On peut détester ou aimer le fait de sortir de sa zone de confort. Pour moi, c'est la deuxième option. Mais prendre des risques n'est pas devenu normal pour moi après tout ce temps. Il y a deux éléments qui font que je peux évaluer un risque. D'une part, la tension nerveuse joue toujours un rôle essentiel. Elle permet de se concentrer pour agir correctement. Cela permet de contrôler les situations délicates. D'autre part, mon instinct est décisif. Si ça ne va pas, je prends moins de risques ou je réfléchis à ce que je peux changer pour que ça aille mieux. De mon point de vue, cela ne devient vraiment risqué que si l'on n'évalue plus correctement et que l'on devient trop confiant. Si j'ai l'impression de tout maîtriser, c'est aussi souvent un signal d'alarme. Je ne mise certainement pas tout sur le risque. Mais je suis prêt à prendre des risques mesurés si je sais que cela en vaut la peine.
Je me demande parfois si l'aventure rend dépendant. En fait, cela me fatigue surtout. Mais c'est mon goût pour l'activité physique, l'attrait de l'incertitude et l'esprit d'équipe qui me fait toujours rechercher l'aventure. On pourrait presque dire que c'est devenu ma zone de confort de sortir de celle-ci. C'est pourquoi je me réjouis déjà de la prochaine édition de la course d'aventure la plus variée du monde.

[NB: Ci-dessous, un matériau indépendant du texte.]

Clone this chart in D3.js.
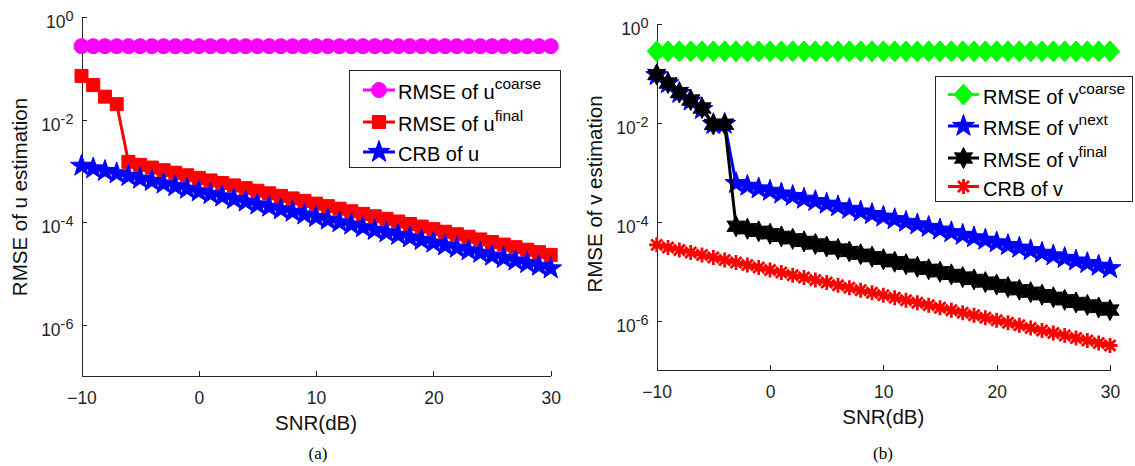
<!DOCTYPE html>
<html>
<head>
<meta charset="utf-8">
<title></title>
<script src="https://cdn.jsdelivr.net/npm/d3@7"></script>
<style>
  body { margin: 0; background: #fff; }
  svg { font-family: Arial, "Liberation Sans", sans-serif; }
  .axis path, .axis line { stroke: #262626; stroke-width: 1; shape-rendering: crispEdges; }
  .axis text { font-size: 17.5px; fill: #262626; font-family: Arial, "Liberation Sans", sans-serif; }
</style>
</head>
<body>
<svg id="chart" width="1135" height="466"></svg>
<script>
// SNR in dB (x values, one marker per dB)
var snr = [-10,-9,-8,-7,-6,-5,-4,-3,-2,-1,0,1,2,3,4,5,6,7,8,9,10,
           11,12,13,14,15,16,17,18,19,20,21,22,23,24,25,26,27,28,29,30];
var xTicks = [-10, 0, 10, 20, 30];
var yTicks = [1e-6, 1e-4, 1e-2, 1];

// panel (a)
var uCoarse = [0.27,0.27,0.27,0.27,0.27,0.27,0.27,0.27,0.27,0.27,0.27,0.27,0.27,0.27,
               0.27,0.27,0.27,0.27,0.27,0.27,0.27,0.27,0.27,0.27,0.27,0.27,0.27,0.27,
               0.27,0.27,0.27,0.27,0.27,0.27,0.27,0.27,0.27,0.27,0.27,0.27,0.27];
var uFinal = [0.071,0.047,0.028,0.020,1.5e-3,1.31e-3,1.16e-3,1.03e-3,9.2e-4,8.2e-4,
              7.3e-4,6.5e-4,5.8e-4,5.2e-4,4.6e-4,4.1e-4,3.65e-4,3.25e-4,2.9e-4,2.6e-4,
              2.3e-4,2.05e-4,1.83e-4,1.63e-4,1.45e-4,1.3e-4,1.16e-4,1.03e-4,9.2e-5,8.2e-5,
              7.3e-5,6.5e-5,5.8e-5,5.2e-5,4.6e-5,4.1e-5,3.65e-5,3.25e-5,2.9e-5,2.6e-5,2.3e-5];
var uCrb = [1.25e-3,1.11e-3,9.9e-4,8.9e-4,7.9e-4,7.0e-4,6.3e-4,5.6e-4,5.0e-4,4.45e-4,
            3.95e-4,3.5e-4,3.15e-4,2.8e-4,2.5e-4,2.2e-4,1.98e-4,1.77e-4,1.58e-4,1.4e-4,
            1.25e-4,1.11e-4,9.9e-5,8.9e-5,7.9e-5,7.0e-5,6.3e-5,5.6e-5,5.0e-5,4.45e-5,
            3.95e-5,3.5e-5,3.15e-5,2.8e-5,2.5e-5,2.2e-5,1.98e-5,1.77e-5,1.58e-5,1.4e-5,1.25e-5];

// panel (b)
var vCoarse = [0.28,0.28,0.28,0.28,0.28,0.28,0.28,0.28,0.28,0.28,0.28,0.28,0.28,0.28,
               0.28,0.28,0.28,0.28,0.28,0.28,0.28,0.28,0.28,0.28,0.28,0.28,0.28,0.28,
               0.28,0.28,0.28,0.28,0.28,0.28,0.28,0.28,0.28,0.28,0.28,0.28,0.28];
var vNext = [0.092,0.063,0.040,0.028,0.019,9.4e-3,9.5e-3,6.0e-4,5.3e-4,4.7e-4,
             4.2e-4,3.7e-4,3.3e-4,2.9e-4,2.6e-4,2.3e-4,2.04e-4,1.81e-4,1.6e-4,1.42e-4,
             1.26e-4,1.12e-4,9.9e-5,8.8e-5,7.8e-5,6.9e-5,6.1e-5,5.4e-5,4.8e-5,4.3e-5,
             3.8e-5,3.35e-5,2.97e-5,2.64e-5,2.34e-5,2.07e-5,1.84e-5,1.63e-5,1.45e-5,1.28e-5,1.14e-5];
var vFinal = [0.095,0.064,0.041,0.029,0.020,9.3e-3,9.4e-3,8.1e-5,7.2e-5,6.4e-5,
              5.7e-5,5.05e-5,4.5e-5,4.0e-5,3.55e-5,3.15e-5,2.8e-5,2.5e-5,2.2e-5,1.96e-5,
              1.74e-5,1.55e-5,1.38e-5,1.22e-5,1.09e-5,9.7e-6,8.6e-6,7.6e-6,6.8e-6,6.0e-6,
              5.35e-6,4.75e-6,4.2e-6,3.75e-6,3.33e-6,2.96e-6,2.63e-6,2.33e-6,2.07e-6,1.84e-6,1.63e-6];
var vCrb = [3.4e-5,3.02e-5,2.69e-5,2.39e-5,2.13e-5,1.89e-5,1.68e-5,1.5e-5,1.33e-5,1.18e-5,
            1.05e-5,9.4e-6,8.3e-6,7.4e-6,6.6e-6,5.9e-6,5.2e-6,4.6e-6,4.1e-6,3.67e-6,
            3.26e-6,2.9e-6,2.58e-6,2.3e-6,2.04e-6,1.82e-6,1.62e-6,1.44e-6,1.28e-6,1.14e-6,
            1.01e-6,9.0e-7,8.0e-7,7.1e-7,6.3e-7,5.6e-7,5.0e-7,4.45e-7,3.96e-7,3.52e-7,3.13e-7];

var svg = d3.select("#chart");

/** star shaped marker, n points **/
function starPath(n, R, ratio) {
  var pts = [];
  for (var i = 0; i < 2 * n; i++) {
    var a = -Math.PI / 2 + i * Math.PI / n;
    var rr = (i % 2) ? R * ratio : R;
    pts.push([(rr * Math.cos(a)).toFixed(2), (rr * Math.sin(a)).toFixed(2)]);
  }
  return "M" + pts.join("L") + "Z";
}

var markers = {
  circle:    {d: "M-7.5,0A7.5,7.5 0 1,0 7.5,0A7.5,7.5 0 1,0 -7.5,0Z", filled: true},
  square:    {d: "M-6.5,-6.5H6.5V6.5H-6.5Z", filled: true},
  diamond:   {d: "M0,-10.5L9.5,0L0,10.5L-9.5,0Z", filled: true},
  pentagram: {d: starPath(5, 11.5, 0.4), filled: true},
  hexagram:  {d: starPath(6, 10.5, 0.55), filled: true},
  asterisk:  {d: "M-7.5,0H7.5M0,-7.5V7.5M-5.5,-5.5L5.5,5.5M-5.5,5.5L5.5,-5.5", filled: false}
};

function drawMarker(g, type, color, cx, cy) {
  var m = markers[type];
  g.append("path")
    .attr("d", m.d)
    .attr("transform", "translate(" + cx + "," + cy + ")")
    .attr("fill", m.filled ? color : "none")
    .attr("stroke", color)
    .attr("stroke-width", m.filled ? 1 : 2.8);
}

function drawPanel(p) {
  var x = d3.scaleLinear().domain([-10, 30]).range([p.x0, p.x1]);
  var y = d3.scaleLog().domain([1e-7, 1]).range([p.y1, p.y0]);

  var xaxis = d3.axisBottom(x).tickValues(xTicks).tickSizeInner(-5).tickSizeOuter(0).tickPadding(16);
  var yaxis = d3.axisLeft(y).tickValues(yTicks).tickSizeInner(-5).tickSizeOuter(0).tickFormat("");

  svg.append("g").attr("class", "axis")
    .attr("transform", "translate(0," + p.y1 + ")")
    .call(xaxis);
  svg.append("g").attr("class", "axis")
    .attr("transform", "translate(" + p.x0 + ",0)")
    .call(yaxis);

  // y tick labels 10^k
  yTicks.forEach(function(t) {
    var k = Math.round(Math.log10(t));
    var txt = svg.append("text")
      .attr("x", p.x0 - 8).attr("y", y(t) + 11)
      .attr("text-anchor", "end")
      .attr("font-size", 17.5).attr("fill", "#262626");
    txt.append("tspan").text("10");
    txt.append("tspan").attr("font-size", 14.5).attr("dy", -7).text(k === 0 ? "0" : "-" + (-k));
  });

  var line = d3.line().x(function(d) { return x(d[0]); }).y(function(d) { return y(d[1]); });

  p.series.forEach(function(s) {
    var pts = snr.map(function(v, i) { return [v, s.values[i]]; });
    var g = svg.append("g");
    g.append("path").attr("d", line(pts))
      .attr("fill", "none").attr("stroke", s.color).attr("stroke-width", 3)
      .attr("stroke-linejoin", "round");
    pts.forEach(function(d) { drawMarker(g, s.marker, s.color, x(d[0]), y(d[1])); });
  });

  // axis labels
  svg.append("text")
    .attr("x", (p.x0 + p.x1) / 2).attr("y", p.y1 + 54)
    .attr("text-anchor", "middle").attr("font-size", 20.5).attr("fill", "#111")
    .text("SNR(dB)");
  svg.append("text")
    .attr("transform", "translate(" + p.ylabX + "," + p.ylabY + ") rotate(-90)")
    .attr("text-anchor", "middle").attr("font-size", 20.5).attr("fill", "#111")
    .text(p.ylabel);
  svg.append("text")
    .attr("x", p.capX).attr("y", 459)
    .attr("text-anchor", "middle")
    .attr("font-family", "'Liberation Serif', 'Times New Roman', serif")
    .attr("font-size", 17).attr("fill", "#000")
    .text(p.caption);

  // legend
  var L = p.legend;
  svg.append("rect")
    .attr("x", L.x).attr("y", L.y).attr("width", L.w).attr("height", L.h)
    .attr("fill", "#fff").attr("stroke", "#262626").attr("stroke-width", 1)
    .attr("shape-rendering", "crispEdges");
  p.series.forEach(function(s, i) {
    var cy = L.rows[i];
    var g = svg.append("g");
    g.append("line").attr("x1", L.lx0).attr("x2", L.lx1).attr("y1", cy).attr("y2", cy)
      .attr("stroke", s.color).attr("stroke-width", 3);
    drawMarker(g, s.marker, s.color, (L.lx0 + L.lx1) / 2, cy);
    var t = g.append("text").attr("x", L.tx).attr("y", cy + 9)
      .attr("font-size", 20).attr("fill", "#000");
    t.append("tspan").text(s.label);
    if (s.sup) t.append("tspan").attr("font-size", 15.5).attr("dy", -10).text(s.sup);
  });
}

drawPanel({
  x0: 81.5, x1: 550.7, y0: 17, y1: 376,
  ylabel: "RMSE of u estimation", ylabX: 27, ylabY: 197,
  capX: 318, caption: "(a)",
  series: [
    {values: uCoarse, color: "#ff00ff", marker: "circle", label: "RMSE of u", sup: "coarse"},
    {values: uFinal, color: "#ff0000", marker: "square", label: "RMSE of u", sup: "final"},
    {values: uCrb, color: "#0000ff", marker: "pentagram", label: "CRB of u", sup: null}
  ],
  legend: {x: 349.5, y: 70.5, w: 211, h: 97, rows: [90, 122, 152], lx0: 363, lx1: 395, tx: 398}
});

drawPanel({
  x0: 656.7, x1: 1110, y0: 24, y1: 370,
  ylabel: "RMSE of v estimation", ylabX: 602, ylabY: 194,
  capX: 883, caption: "(b)",
  series: [
    {values: vCoarse, color: "#00ff00", marker: "diamond", label: "RMSE of v", sup: "coarse"},
    {values: vNext, color: "#0000ff", marker: "pentagram", label: "RMSE of v", sup: "next"},
    {values: vFinal, color: "#000000", marker: "hexagram", label: "RMSE of v", sup: "final"},
    {values: vCrb, color: "#ff0000", marker: "asterisk", label: "CRB of v", sup: null}
  ],
  legend: {x: 935.5, y: 76.5, w: 197, h: 125, rows: [94.5, 126, 158, 186.5], lx0: 948, lx1: 979, tx: 983}
});
</script>
</body>
</html>
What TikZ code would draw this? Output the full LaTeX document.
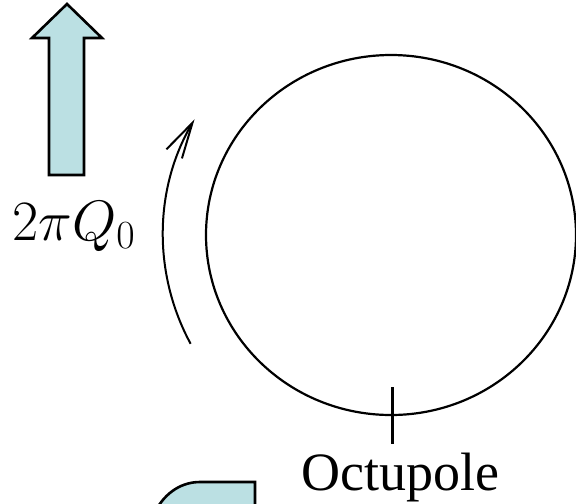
\RequirePackage{fix-cm}
\documentclass[tikz,border=0pt]{standalone}
\usepackage{fontspec}
\newfontfamily\timesfont{Liberation Serif}
\usetikzlibrary{arrows.meta}
\definecolor{octuarrow}{HTML}{BBE0E3}

\begin{document}
\begin{tikzpicture}[
  x=0.5pt, y=-0.5pt,
  blk/.style={draw=black, line width=1.3pt, fill=octuarrow, line join=miter},
  ring/.style={line width=1.1pt},
  turn/.style={line width=1pt, -{Straight Barb[length=18pt, width=9pt]}},
  lbl/.style={inner sep=0pt, anchor=base}
]
\clip (0,0) rectangle (576,503);

% tune shift arrow
\draw[blk] (67,4) -- (102,38) -- (84,38) -- (84,175) -- (49,175) -- (49,38) -- (32,38) -- cycle;
\node[lbl, anchor=base west] (tune) at (12,240) {\fontsize{28.5}{32}\selectfont $2\pi Q_0$};

% ring and direction of motion
\draw[ring] (391,235) ellipse [x radius=185, y radius=180];
\draw[turn] (391,235) ++(151.5:228) arc [start angle=151.5, end angle=210.5, radius=228];

% octupole location
\coordinate (tick) at (392,387);
\node[lbl] (octu) at (400,490) {\fontsize{27}{30}\selectfont\timesfont Octupole};
\draw[line width=1.5pt] (tick) -- (392,444);

% partial arrow below
\draw[blk] (255,520) -- (255,482) -- (200,482) .. controls (182,482) and (166,492) .. (156,510) -- cycle;
\end{tikzpicture}
\end{document}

Une semaine après le survol du Finsteraarhorn “ l’aigle d’Adelboden ” posait les fondations de sa sixième victoire consécutive à la X-Alps en se posant au point de contournement de Titlis. Avec cet exploit aussi rare que spectaculaire, il faisait une nouvelle fois la démonstration de son instinct surhumain pour le vol alpin.